### DIRECTIONS FOR THIS TASK
Copy exactly the lines that run from the top of the listing to the line containing "0.870, 0.832, 0.976, 1.018, 1.095, 1.134, 0.853]", both ends included, and omit the pictures.

### PROVIDED MATERIAL
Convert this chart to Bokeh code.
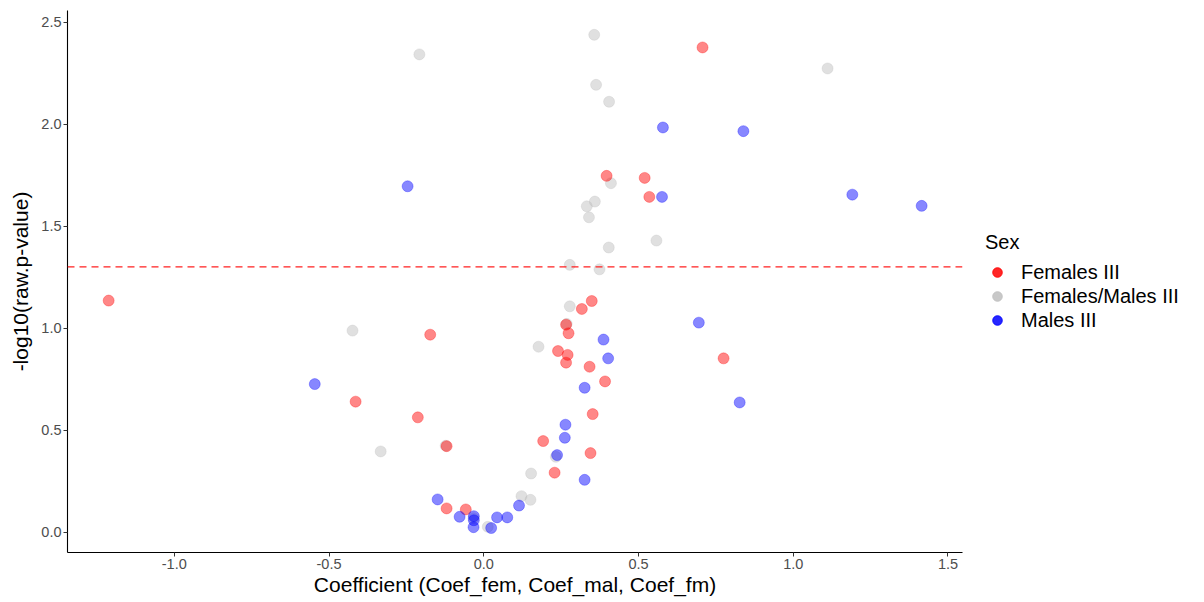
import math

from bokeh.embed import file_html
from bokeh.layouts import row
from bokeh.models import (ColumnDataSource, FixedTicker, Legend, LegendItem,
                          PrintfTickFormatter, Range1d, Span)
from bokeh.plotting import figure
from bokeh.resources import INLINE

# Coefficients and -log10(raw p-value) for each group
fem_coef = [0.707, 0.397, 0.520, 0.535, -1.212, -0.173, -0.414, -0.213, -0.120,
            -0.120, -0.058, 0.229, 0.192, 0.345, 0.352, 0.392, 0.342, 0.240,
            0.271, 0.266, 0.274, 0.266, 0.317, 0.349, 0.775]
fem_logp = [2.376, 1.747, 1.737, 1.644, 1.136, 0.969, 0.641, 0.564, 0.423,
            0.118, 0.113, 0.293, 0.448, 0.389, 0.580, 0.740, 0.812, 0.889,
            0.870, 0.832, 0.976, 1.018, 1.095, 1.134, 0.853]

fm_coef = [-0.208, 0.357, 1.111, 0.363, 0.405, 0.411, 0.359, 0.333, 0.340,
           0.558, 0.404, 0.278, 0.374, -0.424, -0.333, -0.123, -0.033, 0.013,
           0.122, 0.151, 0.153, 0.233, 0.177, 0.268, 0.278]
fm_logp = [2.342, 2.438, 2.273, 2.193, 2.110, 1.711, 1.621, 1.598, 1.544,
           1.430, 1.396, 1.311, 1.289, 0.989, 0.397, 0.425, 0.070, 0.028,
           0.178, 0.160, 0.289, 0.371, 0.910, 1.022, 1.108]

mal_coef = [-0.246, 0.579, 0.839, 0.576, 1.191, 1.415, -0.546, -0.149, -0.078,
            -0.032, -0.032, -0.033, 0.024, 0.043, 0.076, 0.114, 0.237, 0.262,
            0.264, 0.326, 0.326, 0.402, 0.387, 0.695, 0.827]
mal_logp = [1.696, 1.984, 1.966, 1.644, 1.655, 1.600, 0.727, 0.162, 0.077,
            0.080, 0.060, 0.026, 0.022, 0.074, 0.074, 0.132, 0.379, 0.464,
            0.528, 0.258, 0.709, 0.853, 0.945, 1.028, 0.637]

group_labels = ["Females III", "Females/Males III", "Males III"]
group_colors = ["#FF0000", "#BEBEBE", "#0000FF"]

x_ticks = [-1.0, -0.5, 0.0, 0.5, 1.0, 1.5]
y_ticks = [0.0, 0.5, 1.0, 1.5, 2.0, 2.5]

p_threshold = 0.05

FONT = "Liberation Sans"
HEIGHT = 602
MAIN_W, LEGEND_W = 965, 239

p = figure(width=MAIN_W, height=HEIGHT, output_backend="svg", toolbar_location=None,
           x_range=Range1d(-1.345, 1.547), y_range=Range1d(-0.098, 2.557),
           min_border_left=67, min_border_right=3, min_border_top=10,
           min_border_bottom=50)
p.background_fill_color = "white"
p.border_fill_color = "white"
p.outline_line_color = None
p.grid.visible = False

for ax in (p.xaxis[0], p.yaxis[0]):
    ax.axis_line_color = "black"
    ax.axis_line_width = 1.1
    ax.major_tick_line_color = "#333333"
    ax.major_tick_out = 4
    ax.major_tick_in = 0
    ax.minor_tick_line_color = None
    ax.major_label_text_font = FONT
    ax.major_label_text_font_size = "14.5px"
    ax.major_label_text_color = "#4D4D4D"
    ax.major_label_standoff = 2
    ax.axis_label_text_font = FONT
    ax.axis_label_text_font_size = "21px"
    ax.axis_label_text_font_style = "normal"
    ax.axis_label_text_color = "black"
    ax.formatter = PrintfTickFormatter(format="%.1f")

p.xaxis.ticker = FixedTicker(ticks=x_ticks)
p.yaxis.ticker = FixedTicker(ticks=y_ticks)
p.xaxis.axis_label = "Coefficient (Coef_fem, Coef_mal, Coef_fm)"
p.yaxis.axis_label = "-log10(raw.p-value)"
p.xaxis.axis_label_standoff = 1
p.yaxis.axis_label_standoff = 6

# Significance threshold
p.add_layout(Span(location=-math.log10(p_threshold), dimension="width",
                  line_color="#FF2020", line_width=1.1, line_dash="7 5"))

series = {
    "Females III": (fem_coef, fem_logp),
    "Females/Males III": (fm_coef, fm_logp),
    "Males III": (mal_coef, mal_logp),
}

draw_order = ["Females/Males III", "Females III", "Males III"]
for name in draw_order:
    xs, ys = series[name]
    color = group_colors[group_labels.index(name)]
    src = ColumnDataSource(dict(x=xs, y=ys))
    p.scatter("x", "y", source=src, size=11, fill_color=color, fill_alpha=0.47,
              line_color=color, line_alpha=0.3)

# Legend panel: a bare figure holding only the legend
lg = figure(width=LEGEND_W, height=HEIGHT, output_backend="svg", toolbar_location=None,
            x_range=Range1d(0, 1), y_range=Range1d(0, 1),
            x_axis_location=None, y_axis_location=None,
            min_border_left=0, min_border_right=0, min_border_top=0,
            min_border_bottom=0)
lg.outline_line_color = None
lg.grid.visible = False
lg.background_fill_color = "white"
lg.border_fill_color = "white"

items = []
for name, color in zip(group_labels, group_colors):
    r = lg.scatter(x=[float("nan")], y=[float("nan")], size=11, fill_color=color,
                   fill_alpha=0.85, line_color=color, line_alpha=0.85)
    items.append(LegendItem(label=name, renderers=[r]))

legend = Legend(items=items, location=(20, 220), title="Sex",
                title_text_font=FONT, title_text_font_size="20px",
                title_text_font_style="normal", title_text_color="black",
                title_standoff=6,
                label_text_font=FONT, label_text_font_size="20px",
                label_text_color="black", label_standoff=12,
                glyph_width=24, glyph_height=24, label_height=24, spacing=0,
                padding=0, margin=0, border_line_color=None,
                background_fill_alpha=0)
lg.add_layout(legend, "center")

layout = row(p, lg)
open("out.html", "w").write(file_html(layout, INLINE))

### PROBLEM SOLUTION
Convert this chart to Bokeh code.
import math

from bokeh.embed import file_html
from bokeh.layouts import row
from bokeh.models import (ColumnDataSource, FixedTicker, Legend, LegendItem,
                          PrintfTickFormatter, Range1d, Span)
from bokeh.plotting import figure
from bokeh.resources import INLINE

# Coefficients and -log10(raw p-value) for each group
fem_coef = [0.707, 0.397, 0.520, 0.535, -1.212, -0.173, -0.414, -0.213, -0.120,
            -0.120, -0.058, 0.229, 0.192, 0.345, 0.352, 0.392, 0.342, 0.240,
            0.271, 0.266, 0.274, 0.266, 0.317, 0.349, 0.775]
fem_logp = [2.376, 1.747, 1.737, 1.644, 1.136, 0.969, 0.641, 0.564, 0.423,
            0.118, 0.113, 0.293, 0.448, 0.389, 0.580, 0.740, 0.812, 0.889,
            0.870, 0.832, 0.976, 1.018, 1.095, 1.134, 0.853]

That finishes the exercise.